Patterns of Competition in Emerging Industries from the Automobile to the Personal Computer: An Abstract
New to the world innovations such as the automobile, telephone, airplane, radio, television, and personal computer have had profound impacts on society. Not only have they changed the way that consumers live and work, but they have given birth to entire industries, industries that in some cases have grown to exceed one trillion US dollars in worldwide revenues. Long before these economy-leading industries emerge, they are at best budding curiosities, with the potential to change the world but without any sense of how to achieve that potential. To understand how these early industries evolve, it would be helpful to look at the history of one to see if there are any identifiable patterns that might be found in other early industries.

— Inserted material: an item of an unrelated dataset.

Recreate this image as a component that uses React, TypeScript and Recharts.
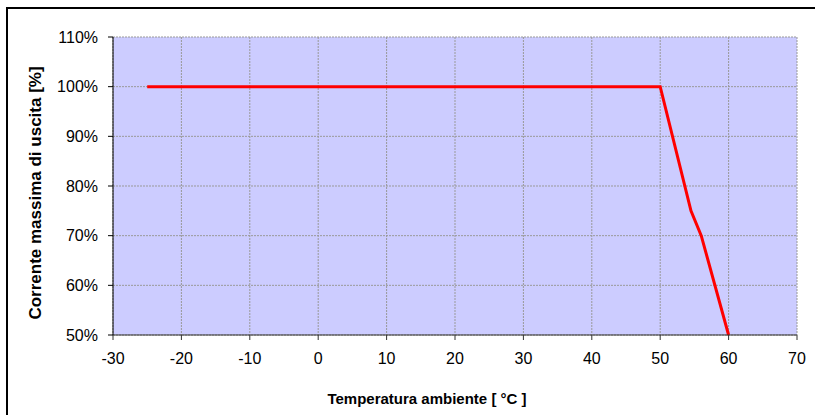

An investigation of the early automobile industry reveals patterns of competition and economic forces that may be found in other industries spawned by new to the world innovations. Specifically, parallel patterns can be found in the personal computer industry.
In the earliest days of the auto industry, although it was not clear that demand was sufficient and sustainable to support an industry, prescient entrepreneurs at first trickled and then flooded into the field to compete in the nascent market. The early competitors were assemblers of parts that were readily available in the marketplace. While some entrants were from related industries (carriage and engine makers), the most successful entrants were new firms (Ford, GM).
Despite the economic pressures brought about by the Bank Panic of 1907 and World War I, compensating forces helped the fledgling industry. These included urbanization, an increasing and relatively wealthy population, increasing manufacturing capacity, and the lack of interstate trade barriers in the United States (vs. those faced by European auto manufacturers). Another economic development was the creation of a de facto Marshallian industrial zone. Although early auto manufacturers were located across the country from Iowa to New England, the three major manufacturers eventually migrated their firms to a triangle bounded by Lansing, Detroit, and Flint, Michigan.
The key that led to the shakeout of most competitors was the adoption of industry standards for body style, engine, braking, and steering, which enabled mass manufacturing. Other economic factors identified include complementary resources, lock-in, complementary products, and network externalities/public goods.